The U.S. Transportation Security Administration (TSA) X-ray scanning
machines are a sci-fi fan's dream. Lower-energy beams penetrate clothing and the topmost layers of skin, exposing any explosives concealed under clothing. 

The TSA has set up 172 full-body image scanners at 68 airports across the United States. 

According to a group of scientists and professors, low-energy rays do a "Compton scatter" of tissue layers just under the skin, possibly exposing some vital areas and leaving the tissues at risk of mutation.

Scientists from the University of California San Francisco wrote to the White House Office of Science and Technology Policy expressing concerns that the scanners might expose the skin to high doses of X-rays that could increase the risk of cancer and other health problems, particularly among older travelers, pregnant women and people with weak immune systems.

Tests in Italy raised questions about airport body scanners following field tests at international airports in Rome, Milan, Palermo, and Venice. The Italian civil aviation authority concluded that airport body scanners were inaccurate and inconvenient.

The European Commission has stated that body scanners have “raised several serious fundamental rights and health concerns,” and recommended using less intrusive measures. Governments have been advised to consider other techniques to achieve the same end without the use of ionizing radiation. 

The U.S. Food and Drug Administration acknowledges that the X-ray technology used in the scanners poses a cancer risk, albeit one they say is "so low it presents an extremely small risk." 

"A person receives more radiation from naturally occurring sources in less than an hour of ordinary living than from one screening with any general-use X-ray security system," writes FDA Engineer Daniel Kassidy.
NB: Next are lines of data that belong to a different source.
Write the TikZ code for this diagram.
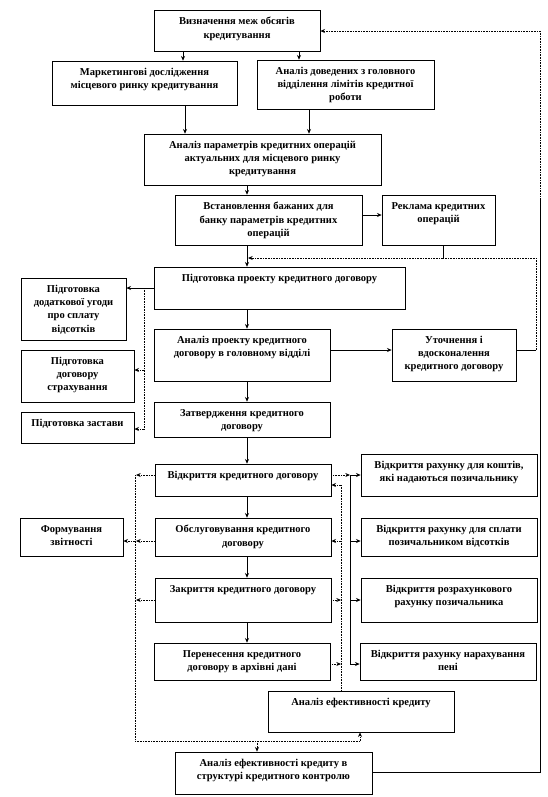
\documentclass[tikz,border=0pt]{standalone}
\usepackage{fontspec}
\setmainfont{Liberation Serif}
\usetikzlibrary{arrows.meta,fit}
\begin{document}
\begin{tikzpicture}[x=0.75pt,y=-0.75pt,
  box/.style={draw, line width=0.5pt, inner sep=0pt},
  txt/.style={align=center, font=\bfseries\fontsize{7.9}{9.9}\selectfont, inner sep=0pt, anchor=north},
  ln/.style={line width=0.5pt},
  dl/.style={line width=0.6pt, dash pattern=on 0.6pt off 0.6pt},
  ar/.style={-{Stealth[length=3.5pt,width=3pt]}}]
\useasboundingbox (0,0) rectangle (548,797);
\newcommand\bx[6]{\node[box, fit={(#2,#3) (#4,#5)}] (#1) {};
  \node[txt] (#1t) at ([yshift=-5.5pt]#1.north) {#6};}
\bx{b1}{154}{10}{320}{51}{Визначення меж обсягів\\кредитування}
\bx{b2}{52}{61}{237}{105}{Маркетингові дослідження\\місцевого ринку кредитування}
\bx{b3}{257}{60}{434}{109}{Аналіз доведених з головного\\відділення лімітів кредитної\\роботи}
\bx{b4}{144}{134}{381}{185}{Аналіз параметрів кредитних операцій\\актуальних для місцевого ринку\\кредитування}
\bx{b5}{175}{195}{362}{245}{Встановлення бажаних для\\банку параметрів кредитних\\операцій}
\bx{b6}{382}{195}{495}{245}{Реклама кредитних\\операцій}
\bx{b7}{154}{267}{405}{309}{Підготовка проекту кредитного договору}
\bx{b8}{21}{278}{126}{340}{Підготовка\\додаткової угоди\\про сплату\\відсотків}
\bx{b9}{154}{329}{330}{381}{Аналіз проекту кредитного\\договору в головному відділі}
\bx{b10}{392}{329}{516}{381}{Уточнення і\\вдосконалення\\кредитного договору}
\bx{b11}{21}{350}{134}{402}{Підготовка\\договору\\страхування}
\bx{b12}{21}{412}{134}{443}{Підготовка застави}
\bx{b13}{154}{402}{330}{437}{Затвердження кредитного\\договору}
\bx{b14}{155}{464}{331}{496}{Відкриття кредитного договору}
\bx{b15}{361}{454}{537}{496}{Відкриття рахунку для коштів,\\які надаються позичальнику}
\bx{b16}{20}{518}{123}{556}{Формування\\звітності}
\bx{b17}{155}{518}{331}{556}{Обслуговування кредитного\\договору}
\bx{b18}{361}{518}{537}{556}{Відкриття рахунку для сплати\\позичальником відсотків}
\bx{b19}{155}{578}{331}{622}{Закриття кредитного договору}
\bx{b20}{361}{578}{537}{622}{Відкриття розрахункового\\рахунку позичальника}
\bx{b21}{154}{643}{330}{680}{Перенесення кредитного\\договору в архівні дані}
\bx{b22}{360}{643}{536}{680}{Відкриття рахунку нарахування\\пені}
\bx{b23}{268}{691}{454}{732}{Аналіз ефективності кредиту}
\bx{b24}{175}{752}{372}{794}{Аналіз ефективності кредиту в\\структурі кредитного контролю}
% top part
\draw[ln,ar] (183,0 |- b1.south) -- (183,0 |- b2.north);
\draw[ln,ar] (299,0 |- b1.south) -- (299,0 |- b3.north);
\draw[ln,ar] (185,0 |- b2.south) -- (185,0 |- b4.north);
\draw[ln,ar] (309,0 |- b3.south) -- (309,0 |- b4.north);
\draw[ln,ar] (247,0 |- b4.south) -- (247,0 |- b5.north);
\draw[ln,ar] (b5.east |- 0,215) -- (b6.west |- 0,215);
\draw[ln,ar] (247,0 |- b5.south) -- (247,0 |- b7.north);
\coordinate (j1) at (443,258);
\coordinate (r1) at (536,258);
\draw[ln] (443,0 |- b6.south) -- (j1);
\draw[ln] (b10.east |- 0,350) -- (536,350);
\draw[dl] (536,350) -- (r1) -- (j1);
\draw[dl,ar] (j1) -- (248,258);
\draw[ln,ar] (b7.west |- 0,288) -- (b8.east |- 0,288);
\draw[dl] (144,288) -- (144,429);
\draw[dl,ar] (144,370) -- (b11.east |- 0,370);
\draw[dl,ar] (144,429) -- (b12.east |- 0,429);
\draw[ln,ar] (247,0 |- b7.south) -- (247,0 |- b9.north);
\draw[ln,ar] (b9.east |- 0,350) -- (b10.west |- 0,350);
\draw[ln,ar] (247,0 |- b9.south) -- (247,0 |- b13.north);
\draw[ln,ar] (247,0 |- b13.south) -- (247,0 |- b14.north);
\draw[ln,ar] (247,0 |- b14.south) -- (247,0 |- b17.north);
\draw[ln,ar] (247,0 |- b17.south) -- (247,0 |- b19.north);
\draw[ln,ar] (247,0 |- b19.south) -- (247,0 |- b21.north);
% left collector
\draw[dl] (135,475) -- (135,741);
\draw[dl,ar] (b14.west |- 0,475) -- (136,475);
\draw[dl,ar] (b17.west |- 0,541) -- (136,541);
\draw[dl,ar] (135,541) -- (b16.east |- 0,541);
\draw[dl,ar] (b19.west |- 0,600) -- (136,600);
% right collector (dotted)
\draw[dl] (341,485) -- (341,0 |- b23.north);
\draw[dl,ar] (341,485) -- (b14.east |- 0,485);
\draw[dl,ar] (341,541) -- (b17.east |- 0,541);
\draw[dl,ar] (b19.east |- 0,600) -- (341,600);
\draw[dl,ar] (b21.east |- 0,664) -- (341,664);
% right distributor (solid)
\draw[dl,ar] (b14.east |- 0,475) -- (350,475);
\draw[ln] (350,475) -- (350,664);
\draw[ln,ar] (350,475) -- (b15.west |- 0,475);
\draw[ln,ar] (350,541) -- (b18.west |- 0,541);
\draw[ln,ar] (350,600) -- (b20.west |- 0,600);
\draw[ln,ar] (350,664) -- (b22.west |- 0,664);
% bottom
\coordinate (bl) at (135,741);
\coordinate (br) at (360,741);
\draw[dl] (bl) -- (br);
\draw[dl,ar] (257,741) -- (257,0 |- b24.north);
\draw[dl,ar] (br) -- (360,0 |- b23.south);
% return to top
\draw[ln] (b24.east |- 0,772) -- (540,772) -- (540,200);
\draw[dl,ar] (540,200) -- (540,31) -- (b1.east |- 0,31);
\end{tikzpicture}
\end{document}
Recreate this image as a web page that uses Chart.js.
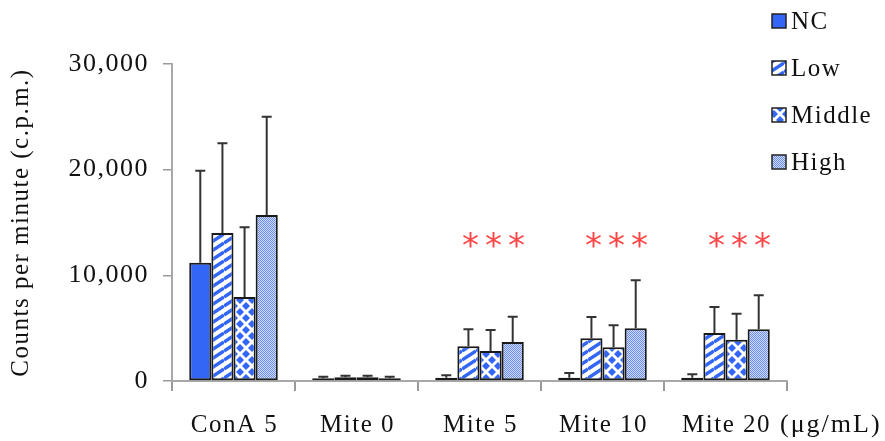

So… how much is too much?  Most body scanners deliver less radiation than a passenger is likely to receive from cosmic rays while airborne. That sounds reassuring, but there have been no studies to date indicating what repeated exposure to the X-rays means to frequent air travelers.

Unfortunately, we won't really know what exposing millions of people to X-ray scanners will do until we actually expose millions of people to X-ray scanners.

Until the long-term studies on the use of these machines are concluded, you get to choose between irradiation and being felt up by a non-doctor.

This gives the United Airlines slogan "Fly the friendly skies" so much more meaning!